Horror Spinner


     Dr. Johnathan Abrams walked down the street, death his only companion. The air was thick with flies and the smell of rotted flesh. Buildings stretched towards the cloudless sky like tombstones as vultures picked at the bubbling remnants of the city’s human inhabitants.

     It‘s all my fault, he silently cried, as grief for what would never be poured through his tears. He cried for the innocent, he cried for the guilty, he cried for the world, but he could not cry for himself.

     He had wanted to save the world, to study disease and bring it to its knees, to halt aging in its tracks and bottle immortality. The power of his work was intoxicating and pretty soon he was drunk with possibilities. Why bow down to the Grim Reaper when you held both life and death in the palm of your hand?

     So John fought fire with fire. He fought against death, cold relentless death, that neither knew nor cared what it did, mindless and natural, but not unavoidable. John started with cancer, crafting a cure that liquefied the offending cells, while leaving the healthy parts behind. 

     John fell into his work, never stopping to see beyond his own goals. Government money flowed in, partnerships were made, and John slowly lost control of the project. What had been a way to beat death was becoming a way to cause it. The intoxication wore off and John realized the truth, but it was too late. After all he had worked for, all he had to show for it was a way to destroy the world.

     All he wanted was to destroy all traces of the project and never look back, but his partners had other ideas. They saw themselves as gods, crafting a new type of cure, one that would cull the chaff of the world and leave only the wheat behind. They took his idea and corrupted it, leaving him on the outside while they continued the work in secret. John managed to insert an immunity into the project right before, but there was only time to craft it for himself and not the rest of humanity.

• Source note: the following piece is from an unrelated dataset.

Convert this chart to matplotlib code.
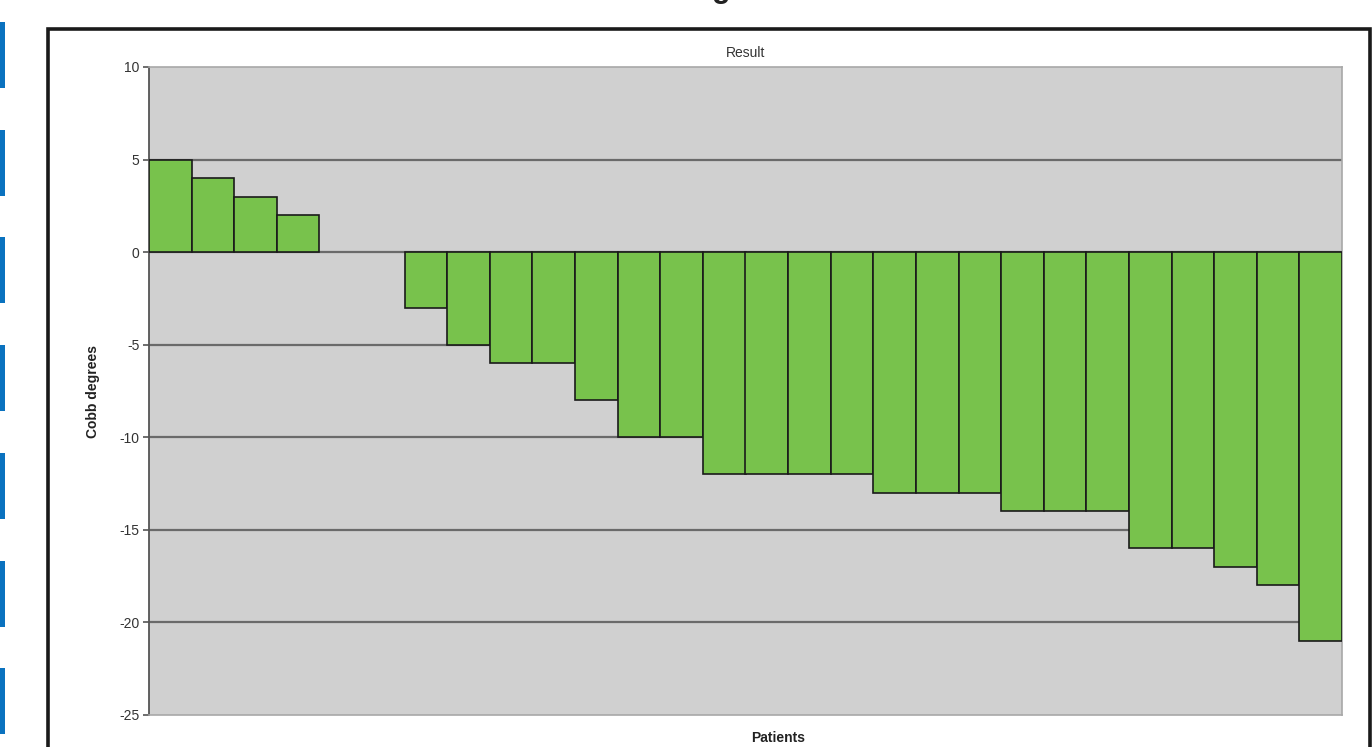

Years went by and the secret leaked to other groups, each trying to cull the other, in a tidal wave of destruction that left the world in ruins. The only person left alive ended up being the one who had started it all.

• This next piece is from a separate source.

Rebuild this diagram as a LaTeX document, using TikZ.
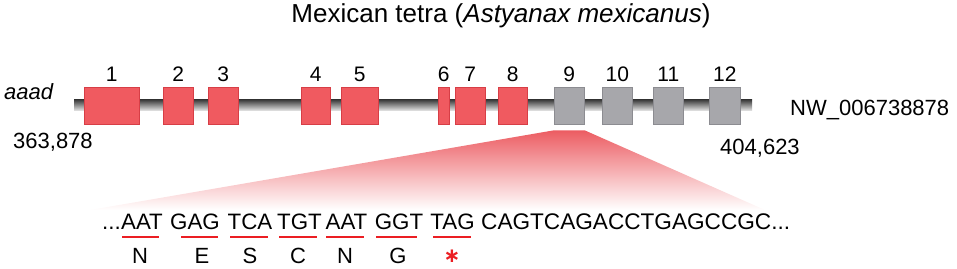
\documentclass[tikz,border=0pt]{standalone}
\usepackage{fontspec}
\setmainfont{Liberation Sans}
\newfontfamily\symfont{DejaVu Sans}
\definecolor{exred}{RGB}{240,90,96}
\definecolor{exredd}{RGB}{215,62,70}
\definecolor{exgray}{RGB}{167,167,171}
\definecolor{exgrayd}{RGB}{140,140,145}
\definecolor{seqred}{RGB}{235,30,35}
\definecolor{fanred}{RGB}{236,92,98}
\begin{document}
\begin{tikzpicture}[x=1pt,y=1pt,
  exon/.style={draw=exredd,line width=0.6pt,fill=exred,minimum height=37pt,inner sep=0pt,anchor=west},
  gexon/.style={draw=exgrayd,line width=0.6pt,fill=exgray,minimum height=37pt,inner sep=0pt,anchor=west},
  num/.style={font=\fontsize{21}{24}\selectfont,anchor=base,inner sep=0pt},
  lbl/.style={font=\fontsize{22}{26}\selectfont,inner sep=0pt},
  codon/.style={font=\fontsize{22.3}{26}\selectfont,inner sep=0pt,anchor=base},
  uline/.style={fill=seqred,minimum height=2pt,inner sep=0pt},
  aa/.style={font=\fontsize{22}{26}\selectfont,inner sep=0pt,anchor=base}]
\useasboundingbox (0,0) rectangle (957,268);
% title
\node[inner sep=0pt,anchor=base,font=\fontsize{26}{30}\selectfont] (title) at (501,245) {Mexican tetra (\textit{Astyanax mexicanus})};
% gene backbone
\shade[top color=black!75,middle color=black!75,bottom color=black!8] (74,157) rectangle (752,168);
% exons
\node[exon,minimum width=55pt] (e1) at (84,162.5) {};
\node[exon,minimum width=30pt] (e2) at (163,162.5) {};
\node[exon,minimum width=30pt] (e3) at (208,162.5) {};
\node[exon,minimum width=29pt] (e4) at (301,162.5) {};
\node[exon,minimum width=37pt] (e5) at (341,162.5) {};
\node[exon,minimum width=11pt] (e6) at (438,162.5) {};
\node[exon,minimum width=30pt] (e7) at (455,162.5) {};
\node[exon,minimum width=29pt] (e8) at (498,162.5) {};
\node[gexon,minimum width=30pt] (e9) at (554,162.5) {};
\node[gexon,minimum width=30pt] (e10) at (602,162.5) {};
\node[gexon,minimum width=30pt] (e11) at (653,162.5) {};
\node[gexon,minimum width=31pt] (e12) at (709,162.5) {};
\foreach \i in {1,...,12}{
  \node[num] (n\i) at ([yshift=5pt]e\i.north) {\i};
}
% labels
\node[lbl,anchor=base west,font=\fontsize{22}{26}\selectfont\itshape] (gname) at (4,168) {aaad};
\node[lbl,anchor=base west] (start) at (13,120) {363,878};
\node[lbl,anchor=base west] (stop) at (720,114) {404,623};
\node[lbl,anchor=base west] (acc) at (790,153) {NW\_006738878};
% zoom fan
\coordinate (f1) at ([yshift=-6pt]e9.south west);
\coordinate (f2) at ([yshift=-6pt]e9.south east);
\coordinate (f3) at (765,58);
\coordinate (f4) at (90,58);
\shade[top color=fanred,bottom color=white] (f1) -- (f2) -- (f3) -- (f4) -- cycle;
% sequence
\node[codon,anchor=base west] (dots) at (102,39) {...};
\node[codon] (c1) at (142,39) {AAT};
\node[codon] (c2) at (195,39) {GAG};
\node[codon] (c3) at (250,39) {TCA};
\node[codon] (c4) at (299.5,39) {TGT};
\node[codon] (c5) at (346.5,39) {AAT};
\node[codon] (c6) at (399,39) {GGT};
\node[codon] (c7) at (452.5,39) {TAG};
\node[codon,anchor=base west,font=\fontsize{22.6}{26}\selectfont] (rest) at (481,39) {CAGTCAGACCTGAGCCGC...};
% underlines
\node[uline,minimum width=37pt] (u1) at (140.5,31) {};
\node[uline,minimum width=37pt] (u2) at (199.5,31) {};
\node[uline,minimum width=38pt] (u3) at (249,31) {};
\node[uline,minimum width=38pt] (u4) at (298,31) {};
\node[uline,minimum width=38pt] (u5) at (345,31) {};
\node[uline,minimum width=41pt] (u6) at (396,31) {};
\node[uline,minimum width=38pt] (u7) at (452,31) {};
% amino acids
\node[aa] (a1) at (140,5) {N};
\node[aa] (a2) at (202,5) {E};
\node[aa] (a3) at (250,5) {S};
\node[aa] (a4) at (298,5) {C};
\node[aa] (a5) at (345,5) {N};
\node[aa] (a6) at (398,5) {G};
\node[inner sep=0pt,anchor=base,text=seqred,font=\fontsize{20}{24}\symfont\bfseries] (a7) at (452,5.5) {∗};
\end{tikzpicture}
\end{document}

     The guilt was like a dagger, lurking around every corner, ready to strike him down. He thought about the many long hours trying to redeem himself, with outspoken speeches against corruption and greed, and good deeds that would slowly rebuild his devoured soul. 

     It had been nothing more than castles built of dust. What good were all those speeches, with no one left to hear them?  What use were good deeds to a world that no longer existed? Did he really think that a change of heart and empty words would keep the world from paying for his sins? One couldn't press against a cracked dam and expect to staunch the flow.

     A slippery squish brought John’s mind back to the present and he looked down at the body of a young girl, her pink dress and bright barrettes the only clue to what she had once been.  John raced from the damning sight, his eyes shut tight to keep out the world, or what was left of it. He fell face first onto the concrete, smearing the dirt and death with a fresh gush of his own blood. John scrambled through the grime and got back on his feet, clothed with the liquid remains of another body.

     Bile surged in his throat, but John bit it back and continued on his way. He passed a small stone church, overflowing with melted men and women who had packed inside in their last hours alive, probably praying for deliverance. The only deliverance that existed anymore was death.

     He walked into the street and sat down next to two crumpled cars. His fingers toyed with a jagged piece of metal and he lifted it to the sky. The light played with the glittery red paint, as if it were covered with the blood of fairies. John pulled it across his neck, the pain calling him to dig deeper, until the metal caught in the muscles of his throat.

     The world grew dimmer as John lay in the midst of the wreck and curled up like an unborn child. Death did not come quickly, but slowly, in the gasps and spurts of his belabored and bloody breath. Pain was his companion now.

     He smiled and sank deeper and deeper into the black abyss that awaited him. He welcomed death and escape from the lonely world he had created. Blackness crept into every corner of his brain, but it was pushed back by a final wave of guilt. Even death couldn’t wash the stain from his soul, or fix what he had wrought. John let out his breath one final time and found that he could still breathe, slow halting breaths that whistled through his mangled throat. His crafted immunity worked too well, robbing him of even this one last act of repentance.

     “I'm sorry,” he said, his words lost and useless in his mouth. He stood up and walked on, to whatever lay ahead.